Il rapporto fra forma e contenuto, fra logos e pathos permea la struttura e l’ispirazione della Sonata beethoveniana così come Kobrin ce la restituisce non meno che le variazioni di Haydn, rese con tutta la virile delicatezza di un artista capace di entrare in simbiosi con un autore senza che la comprensione dello stile si tramuti in esercizio calligrafico, ché nulla v’è di calligrafico in quest’eleganza così abilmente distillata.

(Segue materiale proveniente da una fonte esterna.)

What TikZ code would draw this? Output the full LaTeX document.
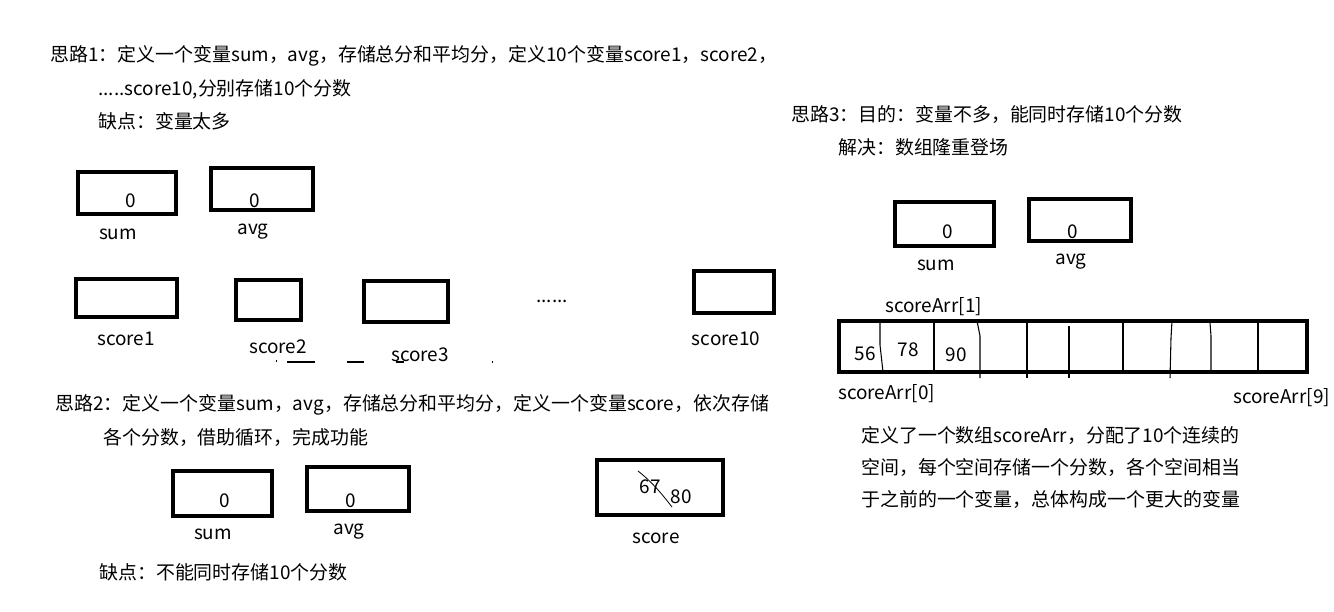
\documentclass[tikz,border=0pt]{standalone}
\usepackage{fontspec}
\setmainfont{Noto Sans CJK SC}
\begin{document}
\begin{tikzpicture}[x=0.75pt,y=-0.75pt,
  box/.style={draw=black,line width=3pt,inner sep=0pt,fill=none},
  txt/.style={inner sep=0pt,font=\fontsize{14.2}{17}\selectfont,anchor=west},
  lbl/.style={inner sep=0pt,font=\fontsize{14.2}{17}\selectfont},
  thin/.style={draw=black,line width=0.8pt},
  speck/.style={draw=black,line width=1pt}]
\useasboundingbox[fill=white] (0,0) rectangle (1334,611);

% ---------- Idea 1 ----------
\node[txt] (t1a) at (50,56) {思路1：定义一个变量sum，avg，存储总分和平均分，定义10个变量score1，score2，};
\node[txt] (t1b) at (98,89) {.....score10,分别存储10个分数};
\node[txt] (t1c) at (98,121) {缺点：变量太多};

\node[box,minimum width=73.5pt,minimum height=31.5pt] (sum1) at (127,193) {};
\node[lbl] (sum1v) at (131,201) {0};
\node[lbl] (sum1l) at (118,234) {sum};
\node[box,minimum width=76.5pt,minimum height=31.5pt] (avg1) at (262,189) {};
\node[lbl] (avg1v) at (255,201) {0};
\node[lbl] (avg1l) at (253,232) {avg};

\node[box,minimum width=75.75pt,minimum height=28.5pt] (s1) at (126.5,298) {};
\node[lbl] (s1l) at (126,339) {score1};
\node[box,minimum width=48.75pt,minimum height=30pt] (s2) at (268.5,300) {};
\node[lbl] (s2l) at (278,347) {score2};
\node[box,minimum width=63pt,minimum height=30.75pt] (s3) at (406,301.5) {};
\node[lbl] (s3l) at (420,355) {score3};
\node[lbl,anchor=base] (dots) at (552,302) {......};
\node[box,minimum width=60pt,minimum height=31.5pt] (s10) at (734,292) {};
\node[lbl] (s10l) at (726,339) {score10};

% small specks
\draw[speck] (287,362) -- (315,362);
\draw[speck] (347,362) -- (364,362);
\draw[speck] (396,362) -- (404,362);
\draw[speck] (276,361) -- (277,361);
\draw[speck] (492,362) -- (493,362);

% ---------- Idea 2 ----------
\node[txt] (t2a) at (55,405) {思路2：定义一个变量sum，avg，存储总分和平均分，定义一个变量score，依次存储};
\node[txt] (t2b) at (103,437) {各个分数，借助循环，完成功能};

\node[box,minimum width=74.25pt,minimum height=33.75pt] (sum2) at (222.5,493.5) {};
\node[lbl] (sum2v) at (225,501) {0};
\node[lbl] (sum2l) at (213,534) {sum};
\node[box,minimum width=76.5pt,minimum height=33pt] (avg2) at (358,489) {};
\node[lbl] (avg2v) at (351,501) {0};
\node[lbl] (avg2l) at (349,532) {avg};

\node[box,minimum width=94.5pt,minimum height=41.25pt] (score) at (660,487.5) {};
\node[lbl] (v67) at (650,487) {67};
\node[lbl] (v80) at (681,497) {80};
\draw[thin,line width=0.6pt] (638,471) .. controls (652,482) and (662,494) .. (672,507);
\node[lbl] (scorel) at (656,538) {score};

\node[txt] (t2c) at (99,572) {缺点：不能同时存储10个分数};

% ---------- Idea 3 ----------
\node[txt] (t3a) at (791,114) {思路3：目的：变量不多，能同时存储10个分数};
\node[txt] (t3b) at (838,147) {解决：数组隆重登场};

\node[box,minimum width=74.25pt,minimum height=33pt] (sum3) at (944.5,224) {};
\node[lbl] (sum3v) at (948,232) {0};
\node[lbl] (sum3l) at (936,265) {sum};
\node[box,minimum width=76.5pt,minimum height=31.5pt] (avg3) at (1080,220) {};
\node[lbl] (avg3v) at (1073,232) {0};
\node[lbl] (avg3l) at (1071,262) {avg};

\node[txt] (a1) at (885,307) {scoreArr[1]};
\node[box,minimum width=351pt,minimum height=38.25pt] (arr) at (1073,346.5) {};
\draw[thin] (880,321) -- (880,345) -- (883,372);
\draw[thin] (934,321) -- (934,372);
\draw[thin] (977,321) -- (980,336) -- (980,378);
\draw[thin] (1027,321) -- (1027,378);
\draw[thin] (1069,326) -- (1069,378);
\draw[thin] (1123,321) -- (1123,372);
\draw[thin] (1172,321) -- (1171,338) -- (1170,378);
\draw[thin] (1210,323) -- (1211,336) -- (1211,372);
\draw[thin] (1258,321) -- (1258,372);
\node[lbl] (v56) at (865,354) {56};
\node[lbl] (v78) at (908,350) {78};
\node[lbl] (v90) at (956,355) {90};
\node[txt] (a0) at (838,394) {scoreArr[0]};
\node[txt] (a9) at (1233,398) {scoreArr[9]};

\node[txt] (t3c) at (861,435) {定义了一个数组scoreArr，分配了10个连续的};
\node[txt] (t3d) at (861,467) {空间，每个空间存储一个分数，各个空间相当};
\node[txt] (t3e) at (861,499) {于之前的一个变量，总体构成一个更大的变量};
\end{tikzpicture}
\end{document}
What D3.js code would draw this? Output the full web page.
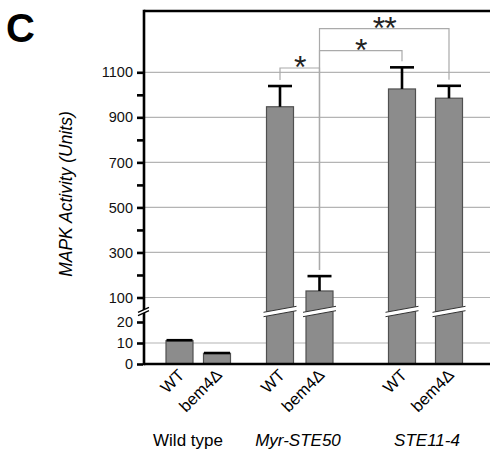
<!DOCTYPE html>
<html>
<head>
<meta charset="utf-8">
<script src="https://cdn.jsdelivr.net/npm/d3@7"></script>
<style>
  body { margin: 0; background: #fff; }
  svg { font-family: "Liberation Sans", Arial, sans-serif; }
</style>
</head>
<body>
<div id="chart"></div>
<script>
// data
const groups = ["Wild type", "Myr-STE50", "STE11-4"];
const strains = ["WT", "bem4\u0394"];
const groupItalic = [false, true, true];
const activity = [11.1, 5.1, 947, 129, 1026, 985];
const errors = [0.7, 0.6, 92, 66, 96, 55];
const lowTicks = [0, 10, 20];
const highTicks = [100, 300, 500, 700, 900, 1100];
const highMinor = [200, 400, 600, 800, 1000];
// significance brackets: [from bar, to bar, label, bracket level]
const sigPairs = [[2, 3, "*", 1119], [3, 4, "*", 1196], [3, 5, "**", 1294]];

const bars = activity.map((v, i) => ({
  key: groups[Math.floor(i / 2)] + "|" + strains[i % 2],
  group: groups[Math.floor(i / 2)],
  strain: strains[i % 2],
  value: v,
  err: errors[i]
}));

const width = 490, height = 452;
const svg = d3.select("#chart").append("svg")
  .attr("width", width).attr("height", height);

const plotLeft = 144, plotTop = 11, base = 364, breakY = 311.5;

// broken y axis: two linear pieces
const yLow = d3.scaleLinear().domain([0, 20]).range([base, 322]);
const yHigh = d3.scaleLinear().domain([100, 1100]).range([297.5, 72.3]);
const y = (v) => v <= 50 ? yLow(v) : yHigh(v);

const x = d3.scaleOrdinal()
  .domain(bars.map(d => d.key))
  .range([179.5, 217, 280, 319.5, 402, 449]);
const groupX = d3.scaleOrdinal().domain(groups).range([188, 298, 427]);
const barW = 27;

// gridlines
svg.append("g").selectAll("line")
  .data(highTicks.map(yHigh).concat([yLow(10)]))
  .join("line")
  .attr("x1", plotLeft).attr("x2", width)
  .attr("y1", d => d).attr("y2", d => d)
  .attr("stroke", "#b4b4b4").attr("stroke-width", 1.2);

// significance brackets
const sig = svg.append("g");
sigPairs.forEach(([a, b, lab, lvl]) => {
  const xa = x(bars[a].key), xb = x(bars[b].key);
  const yt = yHigh(lvl);
  const capA = y(bars[a].value + bars[a].err), capB = y(bars[b].value + bars[b].err);
  sig.append("path")
    .attr("d", `M${xa},${capA - 6}V${yt}H${xb}V${capB - 6}`)
    .attr("fill", "none").attr("stroke", "#aaa").attr("stroke-width", 1.2);
  sig.append("text")
    .attr("x", (xa + xb) / 2).attr("y", yt + 10)
    .attr("text-anchor", "middle")
    .attr("font-size", 32)
    .attr("letter-spacing", -1)
    .attr("fill", "#222")
    .text(lab);
});

// bars
svg.append("g").selectAll("rect")
  .data(bars)
  .join("rect")
  .attr("x", d => x(d.key) - barW / 2)
  .attr("width", barW)
  .attr("y", d => y(d.value))
  .attr("height", d => base - y(d.value))
  .attr("fill", "#8c8c8c")
  .attr("stroke", "#505050")
  .attr("stroke-width", 1.2);

// error bars
const eb = svg.append("g").attr("stroke", "#000").attr("stroke-width", 2.6);
eb.selectAll("line.v")
  .data(bars.filter(d => d.value > 50))
  .join("line").attr("class", "v")
  .attr("x1", d => x(d.key)).attr("x2", d => x(d.key))
  .attr("y1", d => y(d.value)).attr("y2", d => y(d.value + d.err));
eb.selectAll("line.cap")
  .data(bars)
  .join("line").attr("class", "cap")
  .attr("x1", d => x(d.key) - (d.value > 50 ? 12 : 13))
  .attr("x2", d => x(d.key) + (d.value > 50 ? 12 : 13))
  .attr("y1", d => y(d.value + d.err) + (d.value > 50 ? 0 : 1))
  .attr("y2", d => y(d.value + d.err) + (d.value > 50 ? 0 : 1));

// bar breaks
const slant = 3, gap = 2.2;
svg.append("g").selectAll("g")
  .data(bars.filter(d => d.value > 50))
  .join("g")
  .each(function(d) {
    const g = d3.select(this);
    const x0 = x(d.key) - barW / 2 - 3, x1 = x(d.key) + barW / 2 + 3;
    g.append("path")
      .attr("d", `M${x0},${breakY + slant - gap}L${x1},${breakY - slant - gap}L${x1},${breakY - slant + gap}L${x0},${breakY + slant + gap}Z`)
      .attr("fill", "#fff");
    [-gap, gap].forEach(o => {
      g.append("line")
        .attr("x1", x0).attr("y1", breakY + slant + o)
        .attr("x2", x1).attr("y2", breakY - slant + o)
        .attr("stroke", "#333").attr("stroke-width", 1);
    });
  });

// frame and axes
svg.append("line").attr("x1", plotLeft).attr("x2", width).attr("y1", plotTop).attr("y2", plotTop)
  .attr("stroke", "#000").attr("stroke-width", 2.6);
svg.append("line").attr("x1", plotLeft).attr("x2", plotLeft).attr("y1", plotTop - 1.3).attr("y2", base + 1.3)
  .attr("stroke", "#000").attr("stroke-width", 2.6);
svg.append("line").attr("x1", plotLeft).attr("x2", width).attr("y1", base).attr("y2", base)
  .attr("stroke", "#000").attr("stroke-width", 2.6);

// y axis pieces through d3 axes
svg.append("g").attr("transform", `translate(${plotLeft - 1},0)`)
  .call(d3.axisLeft(yHigh).tickValues(highTicks).tickSize(6).tickPadding(4).tickFormat(d3.format("d")));
svg.append("g").attr("transform", `translate(${plotLeft - 1},0)`)
  .call(d3.axisLeft(yLow).tickValues(lowTicks).tickSize(6).tickPadding(4).tickFormat(d3.format("d")));
svg.append("g").attr("transform", `translate(${plotLeft - 1},0)`)
  .call(d3.axisLeft(yHigh).tickValues(highMinor).tickSize(6).tickFormat(""));
svg.selectAll(".domain").remove();
svg.selectAll(".tick line").attr("stroke", "#000").attr("stroke-width", 2.6);
svg.selectAll(".tick text").attr("font-size", 14.5).attr("fill", "#111")
  .attr("font-family", "Liberation Sans, Arial, sans-serif");

// axis break mark
const ab = svg.append("g");
ab.append("path")
  .attr("d", `M${plotLeft - 6},${breakY + 2.5 - 1.6}L${plotLeft + 5},${breakY - 2.5 - 1.6}L${plotLeft + 5},${breakY - 2.5 + 1.6}L${plotLeft - 6},${breakY + 2.5 + 1.6}Z`)
  .attr("fill", "#fff");
[-1.6, 1.6].forEach(o => {
  ab.append("line")
    .attr("x1", plotLeft - 6).attr("y1", breakY + 2.5 + o)
    .attr("x2", plotLeft + 5).attr("y2", breakY - 2.5 + o)
    .attr("stroke", "#000").attr("stroke-width", 1.3);
});

// strain labels
svg.append("g").selectAll("text")
  .data(bars)
  .join("text")
  .attr("transform", d => `translate(${x(d.key) + 6},${base + 12}) rotate(-45)`)
  .attr("text-anchor", "end")
  .attr("font-size", 16.5)
  .text(d => d.strain);

// group labels
svg.append("g").selectAll("text")
  .data(groups)
  .join("text")
  .attr("x", d => groupX(d))
  .attr("y", 446)
  .attr("text-anchor", "middle")
  .attr("font-size", 17)
  .attr("font-style", (d, i) => groupItalic[i] ? "italic" : "normal")
  .text(d => d);

// y label
svg.append("text")
  .attr("transform", "translate(72,194) rotate(-90)")
  .attr("text-anchor", "middle")
  .attr("font-size", 17.5)
  .attr("font-style", "italic")
  .text("MAPK Activity (Units)");

// panel letter
svg.append("text")
  .attr("x", 6).attr("y", 42)
  .attr("font-size", 40)
  .attr("font-weight", "bold")
  .text("C");
</script>
</body>
</html>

Tutte queste qualità, quest’intelligenza e questa sensibilità musicale, trovano, se possibile, un vertice nel grande arco degli Studi sinfonici di Schumann, una sorta di autobiografia interiore intessuta di variazioni, reminiscenze, riflessioni in una scrittura pianistica quantomai profonda. Com’è consuetudine, Kobrin reintegra alcune delle Variazioni postume che Schumann non aveva incluso nelle edizioni a stampa, e, com’è pure uso filologicamente legittimato, le inserisce liberamente: la prima fra il quinto e il sesto studio, la quarta e poi la seconda fra il settimo e l’ottavo, la quinta fra l’undicesimo e il finale. La gradazione dinamica risulta così tanto fluida da tracciare un unico, sinuoso percorso in cui studi e variazioni si susseguono superando la scansione in episodi. Lo sguardo di Kobrin abbraccia l’intero ciclo con acume e arguzia, lasciando affiorare e sfumare il tema originale di Fricken; nel suo accarezzare i tasti con moto agile ed elegante, nella sua gestione morbida e accorta del pedale la materia musicale si dipana compatta, riconoscibile, poetica ed elegante anche e soprattutto per nettezza e varietà d’accenti. Kobrin non è un pianista da effetti speciali, non è appariscente né tantomeno mai fine a sé stesso, ma sa sempre, con preziosa esattezza, far schioccare netto, unico, significativo ogni dettaglio della partitura, ogni colore, ogni legatura, ogni forcella. Tutto si iscrive in un discorso poetico calibrato con cura infinitesimale, limpido e senz’ombra di retorica e calligrafismo. Semmai è la calligrafia con cui si può impreziosire un’edizione manoscritta di Leopardi o Petrarca, non la calligrafia esposta in asettici repertori di caratteri e parole; è la perizia che esalta il testo e non lo sovrasta, che bilancia con saggio sorriso logos e pathos.
Schumann e Debussy i bis, a suggellare la classe superiore di Alexander Kobrin nella soddisfazione generale.